APP leader puts plan to sue over election issues on pause

Leader of the Alliance Party for Progress (APP) Bishop Joseph Atherley has suspended his proposal to file legal action over either the timing of the January 19 general election or the lack of provisions for COVID-19-positive eligible voters to cast their ballots.

Bishop Atherley, who on Wednesday called on other opposition parties to join him in taking the Mia Mottley administration to court, said on Friday that with little time left before polling day, and having not heard from the other parties, he needed to focus on helping his candidates in the field.

While maintaining that the decision to call an election in the middle of a pandemic and failure to facilitate voting by persons in isolation and quarantine still merited a legal challenge, the former Leader of the Opposition said he would put the planned suit on hold.

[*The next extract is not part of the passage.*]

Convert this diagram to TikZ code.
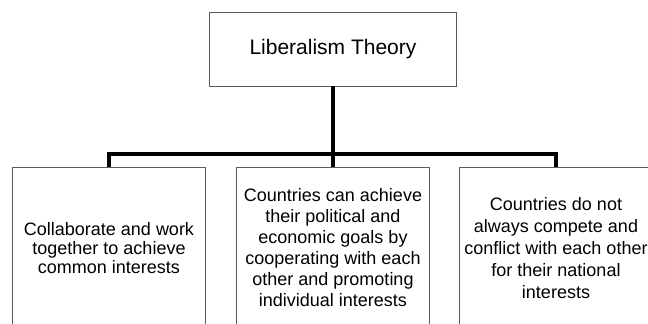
\documentclass[tikz,border=0pt]{standalone}
\usepackage{fontspec}
\setmainfont{Liberation Sans}
\begin{document}
\begin{tikzpicture}[x=1pt,y=1pt,
  box/.style={draw=black!65, line width=0.8pt, inner sep=0pt, align=center},
  leaf/.style={box, minimum width=193, minimum height=162},
  link/.style={line width=3.2pt, line join=miter}]

\useasboundingbox (0,0) rectangle (648,324);
\clip (0,0) rectangle (648,324);

\node[box, minimum width=247, minimum height=74, font=\fontsize{21}{25}\selectfont] (root) at (333,275) {Liberalism Theory};

\node[leaf, font=\fontsize{18}{19}\selectfont] (l1) at (109,76) {Collaborate and work\\together to achieve\\common interests};
\node[leaf, font=\fontsize{18}{21}\selectfont] (l2) at (333,76) {Countries can achieve\\their political and\\economic goals by\\cooperating with each\\other and promoting\\individual interests};
\node[leaf, font=\fontsize{18}{22}\selectfont] (l3) at (556,76) {Countries do not\\always compete and\\conflict with each other\\for their national\\interests};

\coordinate (bar) at (0,170);

\draw[link] (root.south) -- (l2.north);
\draw[link] (l1.north) -- (l1.north |- bar) -- (l3.north |- bar) -- (l3.north);

\end{tikzpicture}
\end{document}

“I am still reinforced in my view that this action can be challenged. I asked the other parties publicly to give an indication that they will be willing to join us in challenging it. With the little time that we have left, all that is to secure this campaign is my support for my candidates,” he said.

“I would like to join with others [to challenge] if they are of that disposition, but it does not seem that they are because I haven’t heard any information from any of them,” the APP leader told Barbados TODAY.

However, Bishop Atherley said he would be willing to revisit the proposal if the others were to come on board before Election Day.

Leader of Solutions Barbados Grenville Phillips ll said during an interview with Barbados TODAY on Thursday, that once the facts related to the planned court action and the basis on which it is being made are firmly established, his party had no difficulty joining the suit.

But he insisted that the parties which intend to join the action must first meet and agree on the grounds and then take the case to President Dame Sandra Mason for her direction.

Bishop Atherley’s call for court action was in response to Chairman of the Electoral and Boundaries Commission (EBC) Leslie Haynes, QC saying that persons who were diagnosed with COVID-19 could not vote.

The APP leader said if legal action was not taken to either force authorities to make provisions for COVID-19 patients to vote, or delay the polls, thousands of eligible voters would be “robbed” of their franchise.

Government authorities have explained that the current COVID-19 protocols and directives make it illegal for patients to break home isolation or quarantine, so they would not be allowed to leave to vote.